(YOUR GOAL) Read the listing below and copy out every line that holds "code".

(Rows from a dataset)
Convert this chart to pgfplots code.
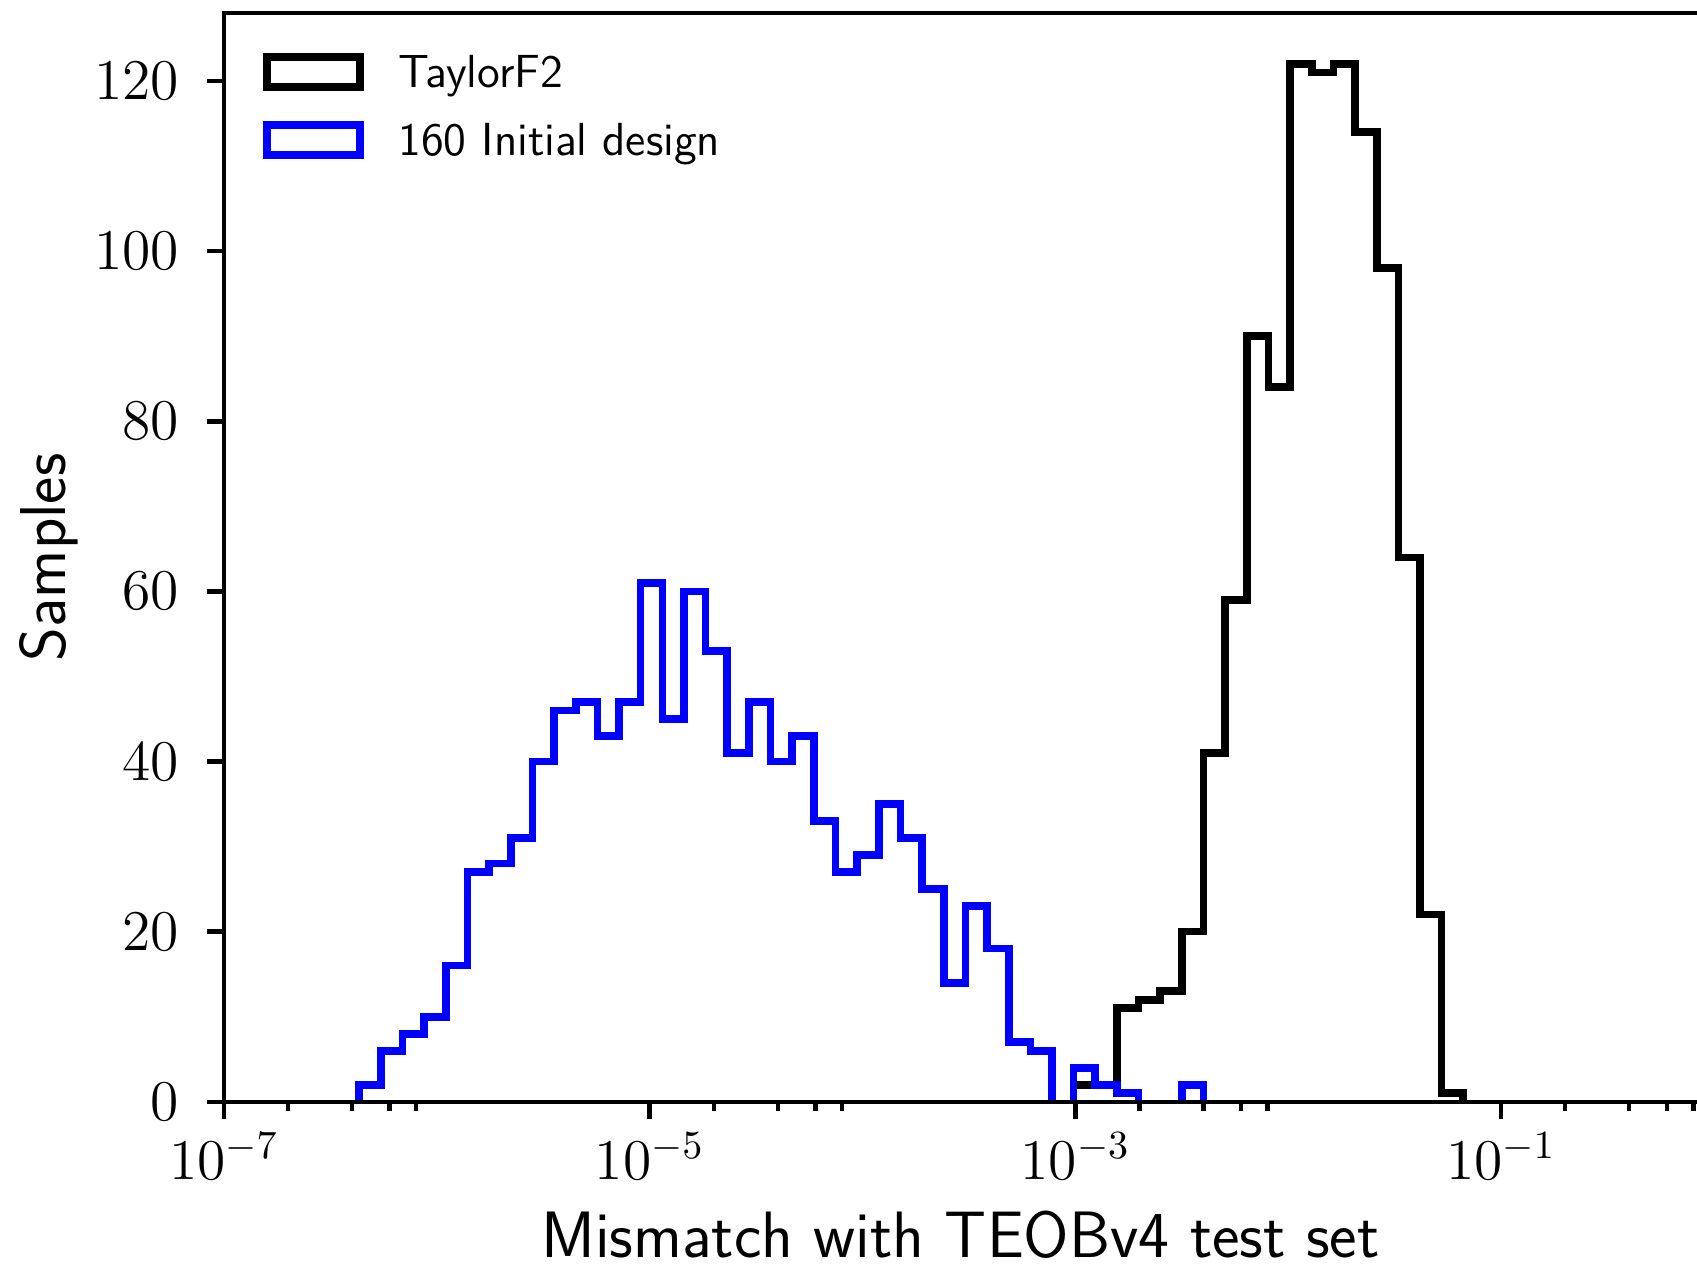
\documentclass[border=0pt]{standalone}
\usepackage{pgfplots}
\pgfplotsset{compat=1.18}
\definecolor{histblue}{RGB}{0,0,255}
\begin{document}
\begin{tikzpicture}
\begin{axis}[
  scale only axis,
  width=368.25pt, height=272.2pt,
  xmode=log,
  xmin=1e-7, xmax=0.832,
  ymin=0, ymax=128,
  axis lines=left,
  axis line style={-, line width=1.1pt},
  axis on top,
  unbounded coords=jump,
  tick align=outside,
  tick style={line width=1.1pt, black},
  major tick length=4.3pt,
  minor tick length=2.4pt,
  xtick={1e-7,1e-5,1e-3,1e-1},
  xticklabels={$10^{-7}$,$10^{-5}$,$10^{-3}$,$10^{-1}$},
  minor xtick={2e-7,4e-7,6e-7,8e-7,2e-5,4e-5,6e-5,8e-5,2e-3,4e-3,6e-3,8e-3,2e-1,4e-1,6e-1,8e-1},
  ytick={0,20,40,60,80,100,120},
  tick label style={font=\fontsize{14.8}{16}\selectfont},
  yticklabel style={xshift=-3.5pt},
  xlabel={Mismatch with TEOBv4 test set},
  ylabel={Samples},
  every axis x label/.style={at={(rel axis cs:0.5,0)}, anchor=base, yshift=-39pt,
    font=\sffamily\fontsize{16.4}{18}\selectfont},
  every axis y label/.style={at={(rel axis cs:0,0.5)}, xshift=-43.8pt, rotate=90, anchor=center,
    font=\sffamily\fontsize{16.2}{18}\selectfont},
  legend cell align=left,
  legend style={draw=none, fill=none, at={(rel axis cs:0,1)}, anchor=north west,
    xshift=9.6pt, yshift=-9.9pt, inner sep=0pt, row sep=5.9pt, column sep=8.6pt,
    font=\sffamily\fontsize{11.6}{13}\selectfont,
    nodes={inner sep=0pt, text height=8.3pt, text depth=2.5pt}},
  legend image code/.code={\draw[#1] (0pt,-2.8pt) rectangle (23.3pt,4.7pt);},
]
\addplot[const plot mark left, black, line width=1.9pt] coordinates {
(9.8107e-4,0) (9.8107e-4,2) (1.2400e-3,2) (1.5672e-3,11) (1.9808e-3,12) (2.5035e-3,13)
(3.1637e-3,20) (3.9985e-3,41) (5.0535e-3,59) (6.3870e-3,90) (8.0724e-3,84)
(1.0202e-2,122) (1.2894e-2,121) (1.6296e-2,122) (2.0596e-2,114) (2.6031e-2,98)
(3.2899e-2,64) (4.1581e-2,22) (5.2554e-2,1) (6.6420e-2,0)
};
\addlegendentry{TaylorF2}
\addplot[const plot mark left, histblue, line width=1.9pt] coordinates {
(4.321e-7,0) (4.321e-7,2) (5.462e-7,6) (6.902e-7,8) (8.724e-7,10)
(1.1026e-6,16) (1.3935e-6,27) (1.7612e-6,28) (2.2258e-6,31) (2.8132e-6,40)
(3.5555e-6,46) (4.4937e-6,47) (5.6794e-6,43) (7.1779e-6,47) (9.0718e-6,61)
(1.1465e-5,45) (1.4491e-5,60) (1.8314e-5,53) (2.3146e-5,41) (2.9254e-5,47)
(3.6973e-5,40) (4.6730e-5,43) (5.9061e-5,33) (7.4645e-5,27) (9.4343e-5,29)
(1.1924e-4,35) (1.5070e-4,31) (1.9047e-4,25) (2.4073e-4,14) (3.0425e-4,23)
(3.8453e-4,18) (4.8600e-4,7) (6.1425e-4,6) (7.7625e-4,0) (8.8e-4,nan)
(9.8107e-4,0) (9.8107e-4,4)
(1.2400e-3,2) (1.5672e-3,1) (1.9808e-3,0) (2.2e-3,nan)
(3.1637e-3,0) (3.1637e-3,2) (3.9985e-3,0)
};
\addlegendentry{160 Initial design}
\coordinate (bbsw) at (rel axis cs:0,0);
\coordinate (bbnw) at (rel axis cs:0,1);
\coordinate (bbne) at (rel axis cs:1,1);
\end{axis}
\draw[line width=1.1pt] ([xshift=-0.55pt]bbnw) -- (bbne);
\pgfresetboundingbox
\path[use as bounding box] ([shift={(-56pt,-41.05pt)}]bbsw) rectangle ([shift={(0pt,3.25pt)}]bbne);
\end{tikzpicture}
\end{document}
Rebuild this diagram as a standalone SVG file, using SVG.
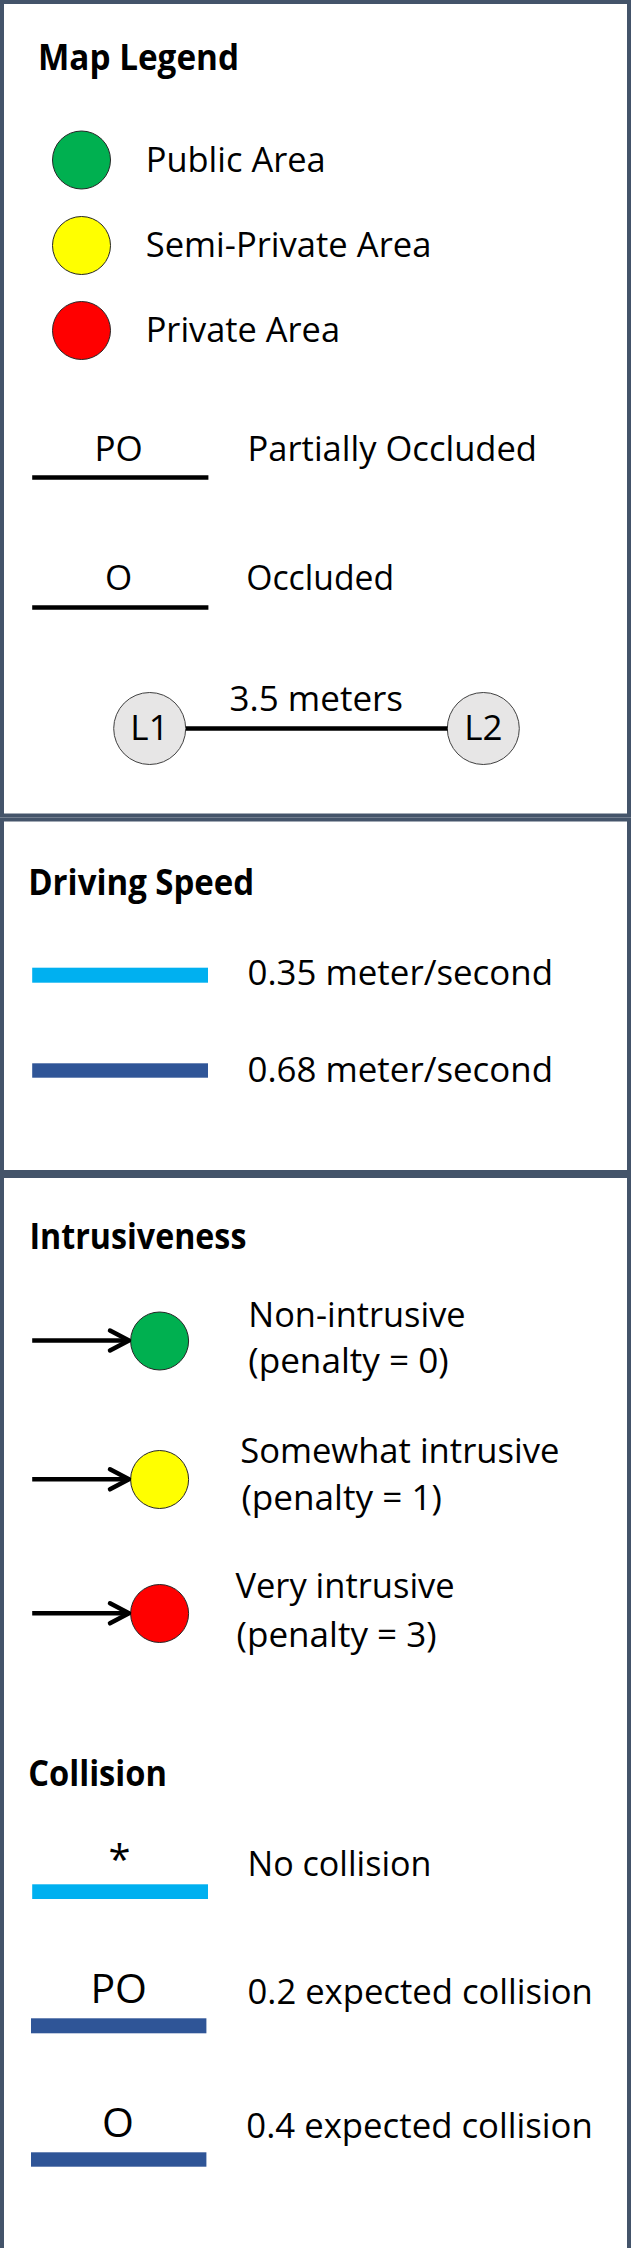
<svg xmlns="http://www.w3.org/2000/svg" width="631" height="2248" viewBox="0 0 631 2248">
<style>
.panel{fill:#ffffff;stroke:#44546A;stroke-width:4}
text{font-family:"Open Sans","Liberation Sans",sans-serif;fill:#000;font-size:35px}
.b{font-weight:bold}
.m{text-anchor:middle}
.area{stroke:#262626;stroke-width:1}
.loc{fill:#E7E6E6;stroke:#404040;stroke-width:1}
.occ{stroke:#000;stroke-width:4.5}
.arr{stroke:#000;stroke-width:4.5;fill:none}
</style>
<defs>
<marker id="chev" markerUnits="userSpaceOnUse" markerWidth="30" markerHeight="30" viewBox="0 0 30 30" refX="24" refY="15" orient="auto">
<path d="M5,5 L24,15 L5,25" fill="none" stroke="#000" stroke-width="4.5" stroke-linejoin="round" stroke-linecap="round"/>
</marker>
</defs>
<rect width="631" height="2248" fill="#ffffff"/>
<g id="panel-map-legend">
<rect class="panel" x="2" y="2" width="627" height="813.5"/>
<text class="b" x="38" y="70" textLength="201" lengthAdjust="spacingAndGlyphs">Map Legend</text>
</g>
<g id="panel-driving-speed">
<rect class="panel" x="2" y="819.5" width="627" height="352.5"/>
<text class="b" x="28.2" y="895" textLength="226" lengthAdjust="spacingAndGlyphs">Driving Speed</text>
</g>
<g id="panel-intrusiveness-collision">
<rect class="panel" x="2" y="1176" width="627" height="2070"/>
<text class="b" x="29.4" y="1249.3" textLength="217" lengthAdjust="spacingAndGlyphs">Intrusiveness</text>
<text class="b" x="28.2" y="1786" textLength="138.8" lengthAdjust="spacingAndGlyphs">Collision</text>
</g>
<g id="legend-public">
<circle class="area" cx="81.5" cy="160" r="29" fill="#00B050"/>
<text x="145.7" y="171.7" textLength="180" lengthAdjust="spacingAndGlyphs">Public Area</text>
</g>
<g id="legend-semi-private">
<circle class="area" cx="81.5" cy="245.5" r="29" fill="#FFFF00"/>
<text x="145.7" y="256.7" textLength="285.7" lengthAdjust="spacingAndGlyphs">Semi-Private Area</text>
</g>
<g id="legend-private">
<circle class="area" cx="81.5" cy="330.5" r="29" fill="#FF0000"/>
<text x="145.7" y="341.7" textLength="194.3" lengthAdjust="spacingAndGlyphs">Private Area</text>
</g>
<g id="legend-partially-occluded">
<line class="occ" x1="32.2" y1="477.5" x2="208.4" y2="477.5"/>
<text class="m" x="118.7" y="461">PO</text>
<text x="247.5" y="461" textLength="289.5" lengthAdjust="spacingAndGlyphs">Partially Occluded</text>
</g>
<g id="legend-occluded">
<line class="occ" x1="32.2" y1="607.5" x2="208.4" y2="607.5"/>
<text class="m" x="118.7" y="590">O</text>
<text x="246.3" y="590" textLength="147.7" lengthAdjust="spacingAndGlyphs">Occluded</text>
</g>
<g id="node-L1">
<circle class="loc" cx="149.7" cy="728.5" r="36"/>
<text class="m" x="149.5" y="740">L1</text>
</g>
<g id="node-L2">
<circle class="loc" cx="483.3" cy="728.5" r="36"/>
<text class="m" x="483.3" y="740">L2</text>
</g>
<g id="legend-speed-slow">
<rect x="32.2" y="967.7" width="175.8" height="15" fill="#00B0F0"/>
<text x="247.5" y="985" textLength="305.5" lengthAdjust="spacingAndGlyphs">0.35 meter/second</text>
</g>
<g id="legend-speed-fast">
<rect x="32.2" y="1063.3" width="175.8" height="14.4" fill="#2F5597"/>
<text x="247.5" y="1081.7" textLength="305.5" lengthAdjust="spacingAndGlyphs">0.68 meter/second</text>
</g>
<g id="legend-non-intrusive">
<circle class="area" cx="159.6" cy="1341" r="29" fill="#00B050"/>
<text x="248.3" y="1326.7" textLength="217.3" lengthAdjust="spacingAndGlyphs">Non-intrusive</text>
<text x="248.3" y="1372.7" textLength="200.4" lengthAdjust="spacingAndGlyphs">(penalty = 0)</text>
</g>
<g id="legend-somewhat-intrusive">
<circle class="area" cx="159.6" cy="1479.5" r="29" fill="#FFFF00"/>
<text x="240.2" y="1463.3" textLength="319.2" lengthAdjust="spacingAndGlyphs">Somewhat intrusive</text>
<text x="241.4" y="1510" textLength="200.5" lengthAdjust="spacingAndGlyphs">(penalty = 1)</text>
</g>
<g id="legend-very-intrusive">
<circle class="area" cx="159.6" cy="1613.5" r="29" fill="#FF0000"/>
<text x="235.4" y="1598.3" textLength="219.3" lengthAdjust="spacingAndGlyphs">Very intrusive</text>
<text x="236.6" y="1646.7" textLength="200" lengthAdjust="spacingAndGlyphs">(penalty = 3)</text>
</g>
<g id="legend-no-collision">
<rect x="32.2" y="1884.3" width="175.8" height="14.7" fill="#00B0F0"/>
<text class="m" x="119.5" y="1874" style="font-size:40px">*</text>
<text x="247.5" y="1876" textLength="183.9" lengthAdjust="spacingAndGlyphs">No collision</text>
</g>
<g id="legend-collision-02">
<rect x="31" y="2018.3" width="175.4" height="15" fill="#2F5597"/>
<text class="m" x="118.7" y="2003.3" style="font-size:41px">PO</text>
<text x="247.5" y="2004" textLength="345.3" lengthAdjust="spacingAndGlyphs">0.2 expected collision</text>
</g>
<g id="legend-collision-04">
<rect x="31" y="2152.3" width="175.4" height="14.4" fill="#2F5597"/>
<text class="m" x="117.9" y="2137.3" style="font-size:41px">O</text>
<text x="246.3" y="2138.3" textLength="346.5" lengthAdjust="spacingAndGlyphs">0.4 expected collision</text>
</g>
<g id="connectors">
<line x1="186" y1="728.5" x2="447.5" y2="728.5" stroke="#000" stroke-width="4.5"/>
<text class="m" x="316.3" y="711">3.5 meters</text>
<line class="arr" x1="32.2" y1="1340.5" x2="129" y2="1340.5" marker-end="url(#chev)"/>
<line class="arr" x1="32.2" y1="1479.3" x2="129" y2="1479.3" marker-end="url(#chev)"/>
<line class="arr" x1="32.2" y1="1613.3" x2="129" y2="1613.3" marker-end="url(#chev)"/>
</g>
</svg>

(RESULT OF THIS EXERCISE)
Convert this chart to pgfplots code.
  legend image code/.code={\draw[#1] (0pt,-2.8pt) rectangle (23.3pt,4.7pt);},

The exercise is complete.